I am glad some of the Music and Worship team in my Church have written albums and play in local bands of different genres who are going well. I am hoping we are going to have more creativity, more 'current' music and that I will over time get 'unstuck' into a new day. Pray for me. ;-)  The future is bright. 

Tuesday, 4 June 2013

Is it OK that I believe...?

It is my observation that every group of people/community have either written or unwritten beliefs that are acceptable to the group.

I have been part of a group where it was acceptable to be unfaithful to your girlfriend but very much unacceptable to be unfaithful with someone else's girlfriend.

I have been in a group where it was acceptable to use illegal drug X but not to use illegal drug Y.

There are always lines.

I'm not commenting on the value or merit of these lines. I'm just saying that I think they always exist.

If you cross certain lines you will not be able to keep playing.

In the Church there are lines. Historically many lines have been drawn. You can trace these lines through creeds and statements of faith which I guess tell some of the story.

Sometimes lines are repainted, removed or you move.

Recently I was in two forums where senior leaders were talking about issues where the lines were previously drawn but do not appear so clear anymore.

The inward surge of questions I experienced surprised me.
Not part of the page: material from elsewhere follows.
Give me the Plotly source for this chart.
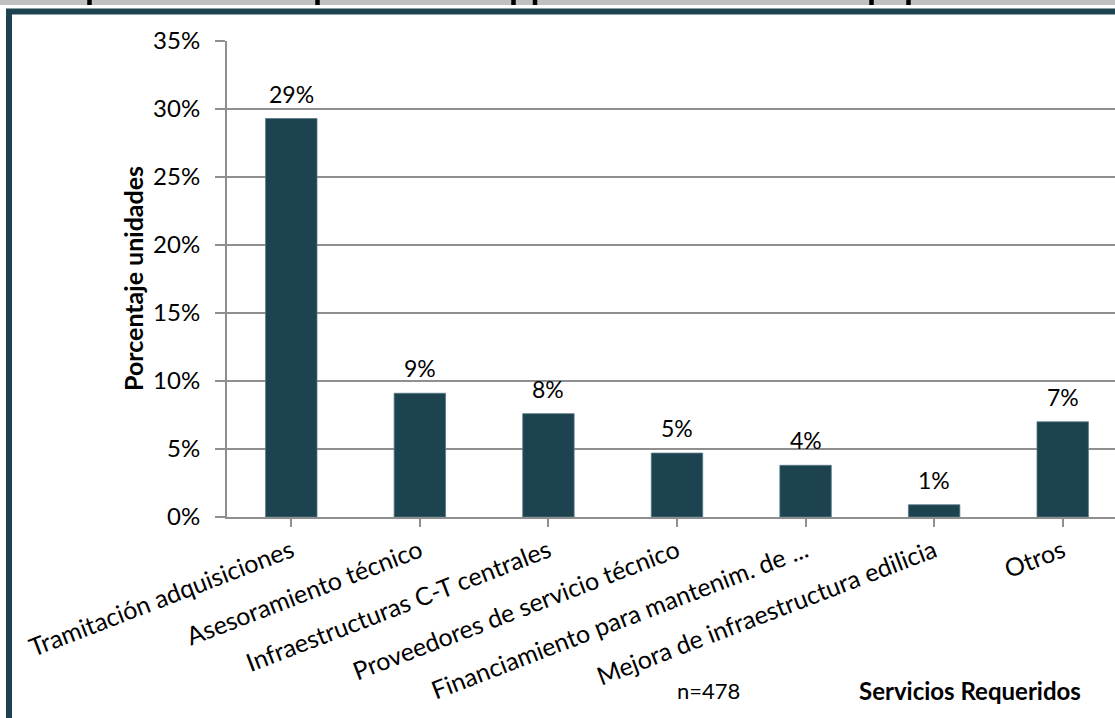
import plotly.graph_objects as go

# Service categories and share of units requesting each one
categories = [
    "Tramitación adquisiciones",
    "Asesoramiento técnico",
    "Infraestructuras C-T centrales",
    "Proveedores de servicio técnico",
    "Financiamiento para mantenim. de ...",
    "Mejora de infraestructura edilicia",
    "Otros",
]
shares = [0.293, 0.091, 0.076, 0.047, 0.038, 0.009, 0.070]
y_ticks = [0, 0.05, 0.10, 0.15, 0.20, 0.25, 0.30, 0.35]
sample_note = "n=478"
x_title = "Servicios Requeridos"
y_title = "Porcentaje unidades"

W, H = 1115, 718
L, R, T, B = 227, 0, 41, 201
PW, PH = W - L - R, H - T - B

BAR = "#1d4250"
GRID = "#8f8f8f"
FONT = "Lato"


def px_x(px):
    return (px - L) / PW


def px_y(py):
    return (H - B - py) / PH


cat_w = 128.57
x_max = -0.5 + PW / cat_w

fig = go.Figure()
fig.add_trace(go.Bar(
    x=list(range(len(categories))),
    y=shares,
    marker=dict(color=BAR, line=dict(color="#577b87", width=0.8)),
    width=0.4,
    hoverinfo="skip",
))

# value labels above each bar
annotations = []
for i, v in enumerate(shares):
    annotations.append(dict(
        x=i, y=v, xref="x", yref="y", text=f"{round(v * 100):.0f}%",
        showarrow=False, yanchor="middle", yshift=25,
        font=dict(family=FONT, size=23, color="#000000"),
    ))

annotations += [
    dict(x=px_x(133), y=0.5, xref="paper", yref="paper", text=f"<b>{y_title}</b>",
         textangle=-90, showarrow=False, xanchor="center", yanchor="middle",
         font=dict(family=FONT, size=25, color="#000000")),
    dict(x=px_x(708), y=px_y(690), xref="paper", yref="paper", text=sample_note,
         showarrow=False, xanchor="center", yanchor="middle",
         font=dict(family=FONT, size=22, color="#000000")),
    dict(x=px_x(970), y=px_y(690), xref="paper", yref="paper", text=f"<b>{x_title}</b>",
         showarrow=False, xanchor="center", yanchor="middle",
         font=dict(family=FONT, size=24, color="#000000")),
]

shapes = [
    # grey strip along the top edge
    dict(type="rect", xref="paper", yref="paper", x0=px_x(-5), x1=px_x(W + 5),
         y0=px_y(5), y1=px_y(-5), fillcolor="#c0c0c0", line=dict(width=0), layer="above"),
    # outer frame
    dict(type="rect", xref="paper", yref="paper", x0=px_x(9), x1=px_x(W + 40),
         y0=px_y(H + 40), y1=px_y(11.5), fillcolor="rgba(0,0,0,0)",
         line=dict(color="#1d4350", width=6), layer="above"),
]
# descenders of the heading that runs off the top edge
for cx in [89.5, 317.5, 513.5, 535, 871.5, 908.5]:
    shapes.append(dict(type="line", xref="paper", yref="paper",
                       x0=px_x(cx), x1=px_x(cx), y0=px_y(5), y1=px_y(-1),
                       line=dict(color="#000000", width=4.5), layer="above"))

fig.update_layout(
    width=W, height=H,
    margin=dict(l=L, r=R, t=T, b=B, pad=0),
    paper_bgcolor="#ffffff", plot_bgcolor="#ffffff",
    showlegend=False,
    bargap=0.6,
    font=dict(family=FONT, size=23, color="#000000"),
    xaxis=dict(
        range=[-0.5, x_max],
        tickmode="array", tickvals=list(range(len(categories))), ticktext=categories,
        tickson="boundaries", ticks="outside", ticklen=8, tickwidth=2, tickcolor=GRID,
        tickangle=-21, tickfont=dict(family=FONT, size=25, color="#000000"),
        showline=True, linecolor=GRID, linewidth=2,
        showgrid=False, zeroline=False, fixedrange=True,
    ),
    yaxis=dict(
        range=[0, 0.35], tickmode="array", tickvals=y_ticks, tickformat=".0%",
        ticks="outside", ticklen=10, tickwidth=2, tickcolor=GRID,
        ticklabelstandoff=10,
        tickfont=dict(family=FONT, size=24, color="#000000"),
        showline=True, linecolor=GRID, linewidth=2,
        showgrid=True, gridcolor=GRID, gridwidth=2, zeroline=False, fixedrange=True,
    ),
    annotations=annotations,
    shapes=shapes,
)

fig.write_html("out.html", config={"displayModeBar": False})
What do others think of me?
Am I outside the line?
Are they outside the line?
Are these lines good?
Are these lines bad?
Are we still playing together?
Can I explain myself?
Do you understand me?


It made me reflect how I lead my Church and the environment we are creating.

What lines do we have?
Are they good?
Do we need more?
Do we need less? 


But more importantly for me at this moment of time...

How do I explain what I believe?
How do I give people who are interested/want to join my church time to think about what I am saying?
How do I take time to listen, learn understand and respect those who have different views to me?